In response, the academic community has taken the baton on controls theory, artificial intelligence and how to teach these new generalist robots to move and manipulate objects. Over the next decade, Usher says, the industry could see significant changes bringing about a new generation of robotics.

“Just the scale of AI and data centers that are going up will give new capabilities to robots and technologies that are going to be pretty eye opening,” he says. “I think we’re going to see some vast changes in the landscape of what these systems can do and where they could fit.”

There will be bottlenecks in the development around energy and computational power, but time and investment will likely solve those issues on a more gradual basis as data centers spring up. By then, the cost of robotics ought to come down further, as it has in the last five to 10 years.

Despite that slide in costs, however, processors still find ROI to be a challenge. Although the food industry continues to struggle to hire and keep employees, Usher says labor still costs relatively less than some of the robotics systems available, and that has slowed implementation for some.

“They’re still fairly expensive systems, but the applications become more attractive when the price drops,” he says. Finally, the ability for robots to coexist on processing floors, where sanitation methods are harsh and standards are strict, remains a challenge, Usher says, but there have been positive signs over the years.
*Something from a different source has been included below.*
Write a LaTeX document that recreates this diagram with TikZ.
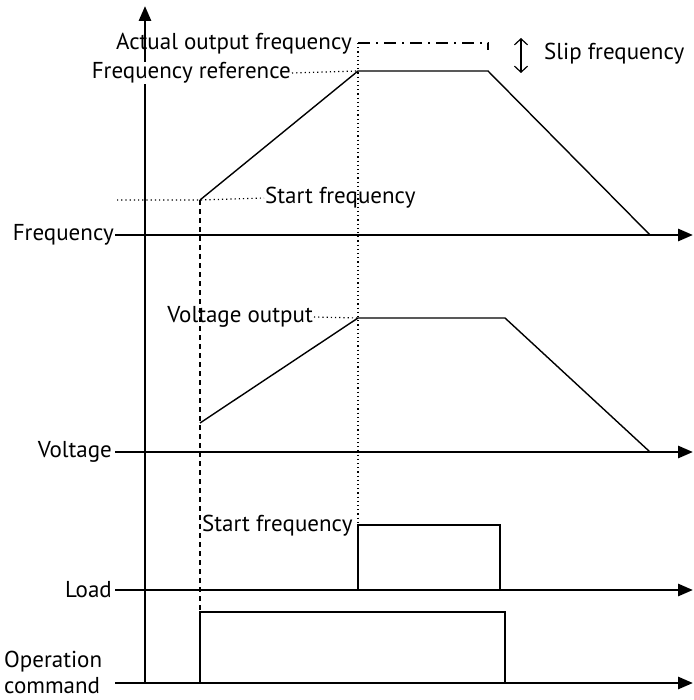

“Several companies now have washdown, food processing-ready robots, where that wasn’t the case five or six years ago,” he explains. “You just couldn’t find those options, but now they are moving in and getting into more applications.”

On the horizon

Advancement in the dexterity of robotics continues, Usher says, and improvements in sensors have helped spur innovation there. These technologies help robots do more dexterous handling and product manipulation, such as picking, orienting and placing chicken breast product in trays. AI and advanced sensing techniques have begun bridging some gaps, but robots still cannot handle higher complexity material handling tasks just yet.

Bitchin’ Sauce uses high-pressure processing (HPP) on its products, which still is a very batch-oriented process due to the loading and unloading of the product into the HPP vessels. Noonan hopes robotics might lend a hand there.

“We are experimenting a little bit with how product can go as quickly as possible from the production line to the HPP machine, and then automate that loading process,” he says “You take away the bottleneck of loading the machines, and you then also need less labor to load product and keep the facility running.”

Usher says his group at GTRI is currently working on a robot assist when it comes to complex handling tasks — putting a human operator in a virtual-reality system and having them remotely control the robot on the processing line.

“The robot can carry out the autonomous task: It knows how to pick up a product and move it, but what it might not [know is] how that product is oriented, how to pick it up or how to place it,” Usher explains. “So we put a person in a virtual reality headset and let them just click, click, click, click to tell the robot where the product is, what to do with it and where to move it.”

Furthermore, GTRI’s team is working on ways to incentivize and gamify the work, because it can be tedious, even if the human isn’t standing in the harsh environment of the food and beverage processing floor. And as data is captured, the robots can learn through AI, leading to potential automation of the process down the road — which means the humans can move on to higher-quality work in another area of the facility.

And as robots continue to develop improved capabilities, they can make food & beverage processing easier on the humans in charge of operations, who can turn their focus to other areas of the business.